Norwegian literature Part 2

I have now read twenty Norwegian novels in a row. To sum up a national literature, let alone an entire nation on the basis of reading twenty arbitrarily selected novels may seem foolhardy but nothing ventured….

The first point to make about these novels (and other Norwegian novels I have read) is that many of the main characters have what we might call dark souls, by which I mean they have mental health issues, do not fit in and/or tend to see the dark side of life. Now it may well be that you could take twenty arbitrarily selected novels from any other country and you would get a similar perception. Certainly twenty arbitrarily selected novels from many Eastern Europe countries would give you a similar outcome. And if you were to take twenty Swedish novels and films, I am sure the result would be similar. Doubtless there are comic Norwegian novels. Maybe they have just not been translated into English, with publishers feeling that doom and gloom sells better or is more serious, with comic novels often being considered frivolous. In short I did not laugh too much (though occasionally) when reading these novels. Of course, that does not mean that I did not enjoy them. Frankly I tend to prefer doom-and-gloom novels which says far more about me than about Norwegian novels.

When I started reading these novels, it seemed that in almost every novel someone visited a brothel but that turned out to be chance and there were definitely fewer brothels in the ones I read later. Similarly in the earlier novels, fathers had a propensity to beat their sons but that also disappeared later on.

One thing that did continue is that in most of the books one or more characters left Norway (and in some cases were never in it – four of the novels were set entirely out of Norway and three of those did not have any Norwegian characters.) Quite a few of the characters wanted to travel away from Norway, though Paris was quite popular, neighbouring Sweden and Denmark featured heavily, though some went further afield. In two of the novels, one of the characters meets a Tuareg, with not always satisfactory consequences. I am sure you could easily find twenty random novels from other countries where the characters rarely if ever leave their home country. Norway, as we know from this novel, is the sixtieth largest country by landmass, therefore, while not big it is not small either and is a very beautiful country, so why are they leaving?

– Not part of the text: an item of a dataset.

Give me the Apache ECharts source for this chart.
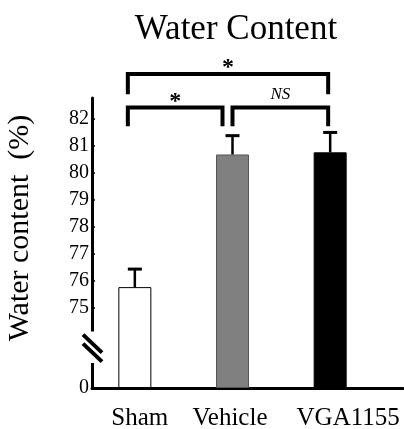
<!DOCTYPE html>
<html>
<head>
<meta charset="utf-8">
<style>html,body{margin:0;padding:0;background:#fff;}#c{width:404px;height:429px;}</style>
<script src="https://cdn.jsdelivr.net/npm/echarts@6/dist/echarts.min.js"></script>
</head>
<body>
<div id="c"></div>
<script>
// ---- data ----
const categories = ['Sham', 'Vehicle', 'VGA1155'];
const means = [75.75, 80.68, 80.76];
const errors = [0.67, 0.70, 0.74];
const yTickLabels = [0, 75, 76, 77, 78, 79, 80, 81, 82];
// significance brackets (category indices, y levels in %)
const bracketFrom = [0, 0, 1];
const bracketTo = [2, 1, 2];
const bracketLevel = [83.67, 82.43, 82.43];
const bracketLegEnd = [82.92, 81.73, 81.73];
const bracketText = ['*', '*', 'NS'];

// ---- axis break: values >= 75 are shifted down so 75 sits 3 units above 0 ----
const BREAK_SHIFT = 72;
const toAxis = v => (v === 0 ? 0 : v - BREAK_SHIFT);

// style constants
const FONT = 'Liberation Serif';
const barColors = ['#ffffff', '#808080', '#000000'];
const barBorders = ['#000000', '#555555', '#000000'];
const legDxFrom = [-7, -7, 0];
const legDxTo = [-2, -10, -2];
const labelNudge = [10, -5, 36];

const chart = echarts.init(document.getElementById('c'), null, {renderer: 'canvas'});

const GRID_TOP = 98, GRID_H = 290, Y_MAX = 10.78;

const catData = categories.map((c, i) => {
  const n = labelNudge[i];
  return {value: c, textStyle: {fontFamily: FONT, fontSize: 25, color: '#000',
    padding: n >= 0 ? [0, 0, 0, n] : [0, -n, 0, 0]}};
});

const option = {
  animation: false,
  backgroundColor: '#fff',
  title: {
    text: 'Water Content', left: 231, top: 7, textAlign: 'center',
    textStyle: {fontFamily: FONT, fontSize: 35, fontWeight: 'normal', color: '#000'}
  },
  grid: [
    {left: 92, right: 1, top: GRID_TOP, height: GRID_H, outerBoundsMode: 'none', containLabel: false},
    {left: 86, width: 293, top: GRID_TOP, height: GRID_H, outerBoundsMode: 'none', containLabel: false}
  ],
  xAxis: [
    {gridIndex: 0, type: 'value', min: 0, max: 1,
     axisLine: {show: true, onZero: false, lineStyle: {color: '#000', width: 3}},
     axisTick: {show: false}, axisLabel: {show: false}, splitLine: {show: false}},
    {gridIndex: 1, type: 'category', data: catData,
     axisLine: {show: false}, axisTick: {show: false}, splitLine: {show: false},
     axisLabel: {color: '#000', fontFamily: FONT, fontSize: 25, margin: 18, interval: 0}}
  ],
  yAxis: [
    {gridIndex: 0, type: 'value', min: 0, max: Y_MAX, interval: 1,
     axisLine: {show: true, lineStyle: {color: '#000', width: 3}},
     axisTick: {show: true, inside: true, length: 3, lineStyle: {color: '#000', width: 1.5}},
     splitLine: {show: false},
     axisLabel: {color: '#000', fontFamily: FONT, fontSize: 20, margin: 3, showMaxLabel: false,
       formatter: t => {
         const real = t === 0 ? 0 : Math.round(t + BREAK_SHIFT);
         return yTickLabels.includes(real) && (t === 0 || t >= 3) ? String(real) : '';
       }},
     name: 'Water content  (%)', nameLocation: 'middle', nameGap: 57,
     nameTextStyle: {color: '#000', fontFamily: FONT, fontSize: 30, padding: [0, 0, 0, 30]}},
    {gridIndex: 1, type: 'value', min: 0, max: Y_MAX, interval: 1, show: false}
  ],
  series: [
    {type: 'bar', xAxisIndex: 1, yAxisIndex: 1, barWidth: 33, z: 3,
     data: means.map((m, i) => ({value: toAxis(m),
       itemStyle: {color: barColors[i], borderColor: barBorders[i], borderWidth: 1}}))},
    {type: 'custom', xAxisIndex: 1, yAxisIndex: 1, z: 4, clip: false,
     data: means.map((m, i) => [i, toAxis(m), toAxis(m + errors[i])]),
     renderItem: (params, api) => {
       const base = api.coord([api.value(0), api.value(1)]);
       const top = api.coord([api.value(0), api.value(2)]);
       const cap = 7;
       return {type: 'group', children: [
         {type: 'line', shape: {x1: base[0], y1: base[1], x2: top[0], y2: top[1]},
          style: {stroke: '#000', lineWidth: 2.5}},
         {type: 'line', shape: {x1: top[0] - cap, y1: top[1], x2: top[0] + cap, y2: top[1]},
          style: {stroke: '#000', lineWidth: 3}}
       ]};
     }},
    {type: 'custom', xAxisIndex: 1, yAxisIndex: 1, z: 5, clip: false,
     data: bracketFrom.map((f, i) => [f, bracketTo[i], toAxis(bracketLevel[i]), toAxis(bracketLegEnd[i]), i]),
     renderItem: (params, api) => {
       const i = api.value(4);
       const a = api.coord([api.value(0), api.value(2)]);
       const b = api.coord([api.value(1), api.value(2)]);
       const legY = api.coord([api.value(0), api.value(3)])[1];
       const x1 = a[0] + legDxFrom[i], x2 = b[0] + legDxTo[i], y = a[1];
       const isNS = bracketText[i] === 'NS';
       return {type: 'group', children: [
         {type: 'polyline', shape: {points: [[x1, legY], [x1, y], [x2, y], [x2, legY]]},
          style: {stroke: '#000', lineWidth: 4, fill: null, lineJoin: 'miter', lineCap: 'butt'}},
         {type: 'text', x: (x1 + x2) / 2, y: y + (isNS ? -4 : 6),
          style: {text: bracketText[i], fill: '#000', align: 'center', verticalAlign: 'bottom',
            font: isNS ? 'italic 17px "Liberation Serif"' : 'bold 24px "Liberation Serif"'}}
       ]};
     }}
  ]
};
chart.setOption(option);

// axis-break marks on the y axis
const c = chart.convertToPixel({xAxisIndex: 0, yAxisIndex: 0}, [0, 1.5]);
const yTop = chart.convertToPixel({xAxisIndex: 0, yAxisIndex: 0}, [0, 2.1])[1];
const yBot = chart.convertToPixel({xAxisIndex: 0, yAxisIndex: 0}, [0, 0.93])[1];
chart.setOption({
  graphic: [
    {type: 'rect', z: 100, shape: {x: c[0] - 3, y: yTop, width: 8, height: yBot - yTop}, style: {fill: '#fff'}},
    {type: 'line', z: 101, shape: {x1: c[0] - 9, y1: c[1] - 13, x2: c[0] + 10, y2: c[1] + 5}, style: {stroke: '#000', lineWidth: 4}},
    {type: 'line', z: 101, shape: {x1: c[0] - 9, y1: c[1] - 4, x2: c[0] + 10, y2: c[1] + 14}, style: {stroke: '#000', lineWidth: 4}}
  ]
});
</script>
</body>
</html>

World War II, not surprisingly, featured in a few novels. Norway was occupied by the Germans and this clearly had a profound effect on the country.

One other thing that I noticed is that many of the main characters were not motivated by money, status and conventional success but by other things, such as finding who they were and where they were going or just trying to make a life for themselves. Again, this is certainly not unique to Norwegian novels.

I try to avoid making best-of lists, not least, as in this case, I enjoyed all these novels. However, there were three I particularly enjoyed: Johan Harstad‘s Buzz Aldrin, Roy Jacobsen‘s Borders and Sigbjorn Holmebakk‘s The Carriage Stone.

Unlike previous years (and next year), all of these novels have been translated into English though some are easier to find than others.

2 thoughts on “Norwegian literature Part 2”

  1. I am impressed with your undertaking of reading 20 books in a row from one country! I have scrolled through to see what other Norwegian books you read. I was familiar with just over half of the authors (some I’ve read, others are on my TBR), but the rest were new to me. I appreciate the introduction to so many new-to-me Norwegian authors!

    I was wondering if maybe you could help with my current personal Scandinavian reading challenge? This year I am reading a book that takes place in Norway in each of the decades from 1900s to 2010s, either historical fiction or contemporary fiction written during the decade.

    Are there any standouts from your reading that you recommend for any particular decade? In particular I need ideas for the 1950s and 1970s, but welcome any recommendations. Thank you in advance!

    • A quick answer would be Gerd Brantenberg: Egalias døtre (UK: The Daughters of Egalia ; US: Egalia’s Daughters) (1977) and Axel Jensen: Ikaros – ung mann i Sahara (Icarus – A Young Man in Sahara) 1957. Both excellent books.